Yesterday, Matt McElroy presented a phylogenetic analysis of the Puerto Rican radiation of anoles. The work was focused around the “stages of radiation” hypothesis that states that divergence occurs along different niche axes at different points in time. In the case of anoles, it has long been argued that the last stage in radiation is divergence of ecomorphologically similar species into different climatic niches.

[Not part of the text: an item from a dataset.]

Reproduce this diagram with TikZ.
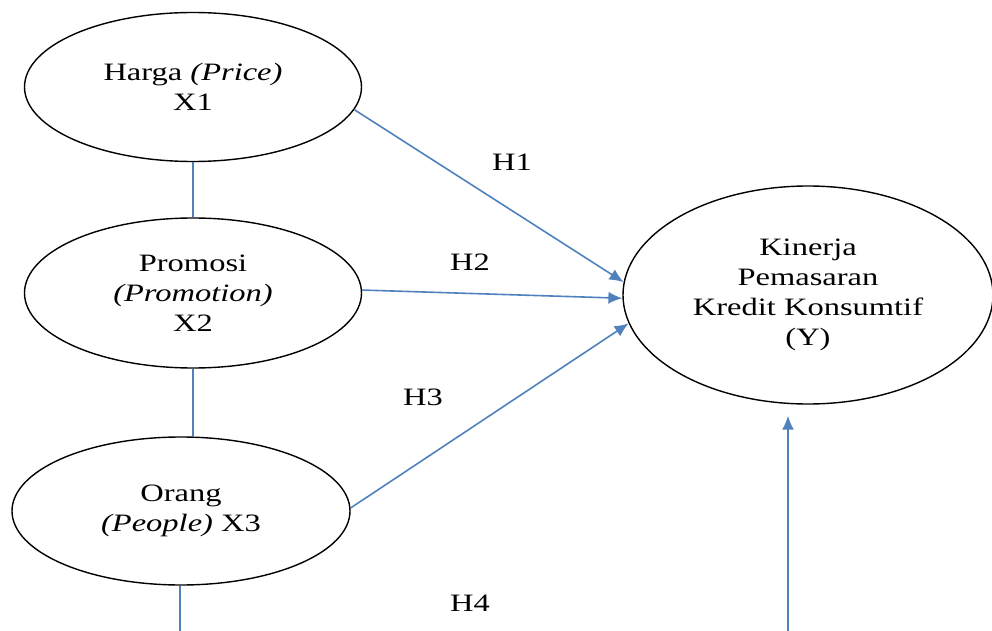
\documentclass[tikz,border=0pt]{standalone}
\usepackage{fontspec}
\setmainfont{Liberation Serif}[FakeStretch=1.3]
\usetikzlibrary{shapes.geometric,arrows.meta}
\definecolor{linkblue}{RGB}{79,129,189}
\tikzset{
    latent/.style={
           ellipse,
           draw=black, line width=0.7pt,
           inner sep=0pt,
           align=center,
           font=\fontsize{12.5}{15}\selectfont,
           },
    link/.style={
           draw=linkblue, line width=0.8pt,
           },
    hyp/.style={
           font=\fontsize{12.5}{15}\selectfont,
           },
}

\begin{document}
\begin{tikzpicture}[x=0.5pt,y=-0.5pt]
\useasboundingbox (0,0) rectangle (992,631);
\node[latent, minimum width=168.5pt, minimum height=74.5pt] (x1) at (193,87) {Harga \textit{(Price)}\\X1};
\node[latent, minimum width=168.5pt, minimum height=75pt] (x2) at (193,293) {Promosi\\\textit{(Promotion)}\\X2};
\node[latent, minimum width=169pt, minimum height=74pt] (x3) at (181,511) {Orang\\\textit{(People)} X3};
\node[latent, minimum width=185pt, minimum height=109pt] (y) at (808,295) {Kinerja\\Pemasaran\\Kredit Konsumtif\\(Y)};
\coordinate (x3end) at (180,631);
\coordinate (yend) at (788,631);
\node[hyp] (h1) at (512,162) {H1};
\node[hyp] (h2) at (470,262) {H2};
\node[hyp] (h3) at (423,397) {H3};
\node[hyp] (h4) at (470,603) {H4};
\draw[link] (x1.south) -- (x2.north);
\draw[link] (x2.south) -- (x2.south |- x3.north);
\draw[link] (x3.south -| x3end) -- (x3end);
\draw[link, -{Latex[length=7pt,width=6pt]}] (x1.-8) -- (y.176);
\draw[link, -{Latex[length=7pt,width=6pt]}] (x2.1.4) -- (y.181);
\draw[link, -{Latex[length=7pt,width=6pt]}] (x3.1.4) -- (y.189);
\draw[link, -{Latex[length=7pt,width=6pt]}, shorten >=5.5pt] (yend) -- (yend |- y.south);
\end{tikzpicture}
\end{document}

McElroy constructed a phylogeny for 180 individuals of eight species, encompassing the geographic distribution of these species (most of which occur island-wide). Ten genes were sequenced, nine nuclear and one mitochondrial. The resulting phylogeny was well-resolved and in agreement with previous phylogenetic hypotheses, indicating that ecomorphs evolved relatively early in the radiation and that closely related sister taxa pairs are usually members of the same ecomorph, but differ in climate–the one exception–which always has struck me as odd, but apparently is correct–is the sister taxon relationship between the deep rainforest trunk ground species A. gundlachi and the xeric grass-bush species, A. poncensis.

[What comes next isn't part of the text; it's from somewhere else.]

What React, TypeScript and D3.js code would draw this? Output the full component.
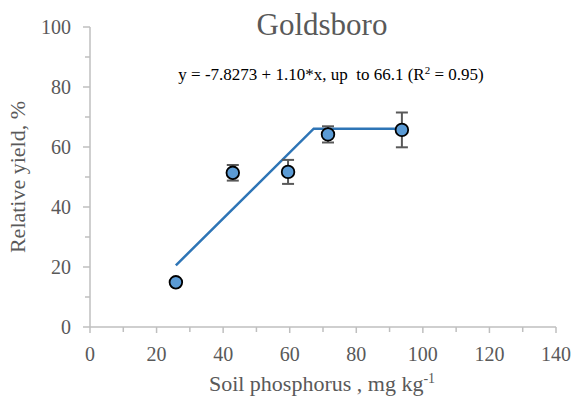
import React from 'react';
import * as d3 from 'd3';

// Soil P (mg/kg), relative yield (%), and error bar half-widths
const soilP = [25.8, 42.9, 59.5, 71.5, 93.7];
const relYield = [14.9, 51.4, 51.7, 64.2, 65.7];
const yieldErr = [0, 2.6, 4.0, 2.7, 5.8];

// Linear-plateau fit
const intercept = -7.8273;
const slope = 1.1;
const plateau = 66.1;
const fitStart = 25.8;
const fitEnd = 93.7;

const xTicks = [0, 20, 40, 60, 80, 100, 120, 140];
const yTicks = [0, 20, 40, 60, 80, 100];
const xMinor = [10, 30, 50, 70, 90, 110, 130];
const yMinor = [10, 30, 50, 70, 90];

const FONT = "'Liberation Serif', Tinos, 'Times New Roman', FreeSerif, serif";
const GREY = '#595959';
const AXIS = '#BFBFBF';

export default function App() {
  const x = d3.scaleLinear().domain([0, 140]).range([90, 556]);
  const y = d3.scaleLinear().domain([0, 100]).range([327, 27]);

  const join = (plateau - intercept) / slope;
  const fit: [number, number][] = [
    [fitStart, intercept + slope * fitStart],
    [join, plateau],
    [fitEnd, plateau],
  ];
  const line = d3
    .line<[number, number]>()
    .x((d) => x(d[0]))
    .y((d) => y(d[1]));

  const pts = soilP.map((p, i) => ({ p, v: relYield[i], e: yieldErr[i] }));

  return (
    <svg
      width={576}
      height={403}
      fontFamily={FONT}
      style={{ position: 'absolute', left: 0, top: 0, background: '#fff' }}
    >
      {/* Y axis */}
      <line x1={x(0)} x2={x(0)} y1={y(0)} y2={y(100)} stroke={AXIS} strokeWidth={1.5} />
      {yTicks.map((t) => (
        <g key={'yt' + t}>
          <line x1={x(0) - 7} x2={x(0)} y1={y(t)} y2={y(t)} stroke={AXIS} strokeWidth={1.5} />
          <text
            x={x(0) - 19}
            y={y(t)}
            dy="0.35em"
            textAnchor="end"
            fontFamily={FONT}
            fontSize={20}
            fill={GREY}
          >
            {t}
          </text>
        </g>
      ))}
      {yMinor.map((t) => (
        <line key={'ym' + t} x1={x(0) - 5} x2={x(0)} y1={y(t)} y2={y(t)} stroke={AXIS} strokeWidth={1.5} />
      ))}

      {/* X axis */}
      <line x1={x(0)} x2={x(140)} y1={y(0)} y2={y(0)} stroke={AXIS} strokeWidth={1.5} />
      {xTicks.map((t) => (
        <g key={'xt' + t}>
          <line x1={x(t)} x2={x(t)} y1={y(0)} y2={y(0) + 6} stroke={AXIS} strokeWidth={1.5} />
          <text
            x={x(t)}
            y={y(0) + 34}
            textAnchor="middle"
            fontFamily={FONT}
            fontSize={20}
            fill={GREY}
          >
            {t}
          </text>
        </g>
      ))}
      {xMinor.map((t) => (
        <line key={'xm' + t} x1={x(t)} x2={x(t)} y1={y(0)} y2={y(0) + 5} stroke={AXIS} strokeWidth={1.5} />
      ))}

      {/* Linear-plateau fit */}
      <path d={line(fit) || ''} fill="none" stroke="#2E75B6" strokeWidth={2.5} />

      {/* Error bars */}
      {pts
        .filter((d) => d.e > 0)
        .map((d, i) => (
          <g key={'eb' + i} stroke={GREY} strokeWidth={2}>
            <line x1={x(d.p)} x2={x(d.p)} y1={y(d.v + d.e)} y2={y(d.v - d.e)} />
            <line x1={x(d.p) - 6} x2={x(d.p) + 6} y1={y(d.v + d.e)} y2={y(d.v + d.e)} />
            <line x1={x(d.p) - 6} x2={x(d.p) + 6} y1={y(d.v - d.e)} y2={y(d.v - d.e)} />
          </g>
        ))}

      {/* Points */}
      {pts.map((d, i) => (
        <circle
          key={'pt' + i}
          cx={x(d.p)}
          cy={y(d.v)}
          r={6.3}
          fill="#5B9BD5"
          stroke="#000"
          strokeWidth={1.8}
        />
      ))}

      {/* Title */}
      <text x={322} y={35} textAnchor="middle" fontFamily={FONT} fontSize={31} fill={GREY}>
        Goldsboro
      </text>

      {/* Equation */}
      <text x={331} y={80} textAnchor="middle" fontFamily={FONT} fontSize={17} fill="#000" style={{ whiteSpace: 'pre' }}>
        <tspan>{'y = -7.8273 + 1.10*x, up  to 66.1 (R'}</tspan>
        <tspan dy={-6} fontSize={11}>2</tspan>
        <tspan dy={6}>{' = 0.95)'}</tspan>
      </text>

      {/* Axis titles */}
      <text x={322} y={391} textAnchor="middle" fontFamily={FONT} fontSize={22} fill={GREY}>
        <tspan>Soil phosphorus , mg kg</tspan>
        <tspan dy={-8} fontSize={14}>-1</tspan>
      </text>
      <text
        transform="translate(25,177) rotate(-90)"
        textAnchor="middle"
        fontFamily={FONT}
        fontSize={22}
        fill={GREY}
      >
        Relative yield, %
      </text>
    </svg>
  );
}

The time of divergence was estimated for each of the four sister taxa pairs, indicating that there were three phases of radiation. The deepest split, pegged at 15 mya, was between the two trunk-crown species, A. evermanni and A. stratulus. At 10 mya, two pairs split simultaneously, the aforementioned one above and the two trunk-ground species, A. cooki and A. cristatellus. Both of these pairs include one species that occurs in the xeric southwestern portion of Puerto Rico, perhaps not a coincidence? Finally, 5 mya, the two grass-bush species, A. pulchellus and A. krugi diverged. These latter two species have recently been shown to hybridize, and McElroy’s data confirms that this is the only one of the four pairs in which hybridization occurs, perhaps due to their recency of divergence?
This is a fabulous example of detailed phylogenetic work spanning both interspecific comparisons and including the extensive degree of phylogeographic divergence that occurs within many anole species. More work of this sort is needed on anoles on the other three islands of the Greater Antilles. The monophyletic Jamaican radiation would be a good starting point.